Yes, it may seem easier to buy it than make it, but most commercial brands of salad dressing can have up to 300mg sodium per 2 tbsp, and sugar-free and fat-free varieties—which seem like the healthier option—are often loaded with sodium to boost flavor to compensate for the missing fat.
You can choose low-sodium or no-salt-added varieties, but the salt is there for a reason as well—it adds flavor. A better idea, says Lakatos Shames, is to use lemon juice and olive oil or a good balsamic vinegar on your salad.
If you’re choosing chicken Caesar over a Quarter Pounder, good for you, but, like bottled salad dressing, the sodium count of fast food salads is amped up by the packaged dressing.

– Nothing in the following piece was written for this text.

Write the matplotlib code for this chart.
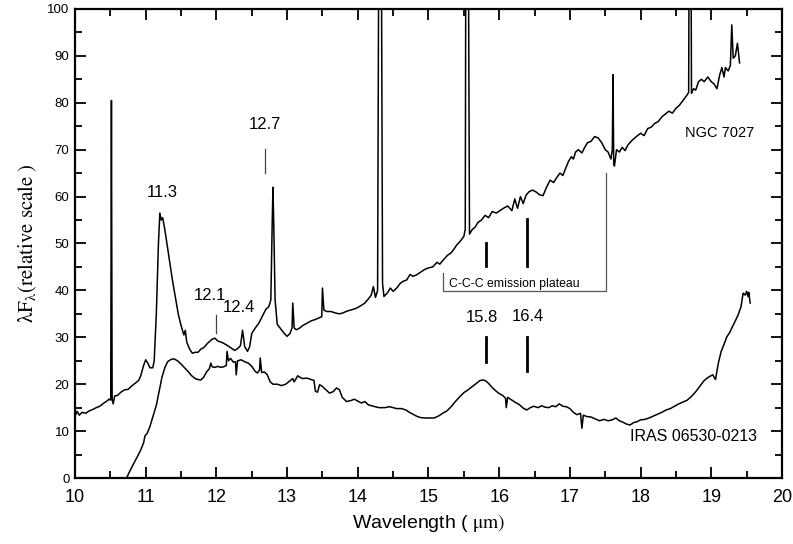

Still, that packet of ranch isn’t the only culprit: High-sodium meats, croutons and other additions can send the salt count sky high. For example, the Premium Caesar Salad with Grilled Chicken at McDonalds has 1070mg sodium with dressing. If this is your only lunch option, skip the dressing and toss a few of the croutons.
According to Lakatos Shames, if you don’t look at labels, cereal can easily rack up the sodium in your diet. For example, Raisin Bran, which seems like a healthy choice, has 262mg sodium for one cup, and Frosted Mini Wheats, a so-called “sugar” cereal, has only 5mg sodium per serving.
Read the labels before you buy and choose a brand that has less than 200mg sodium per serving.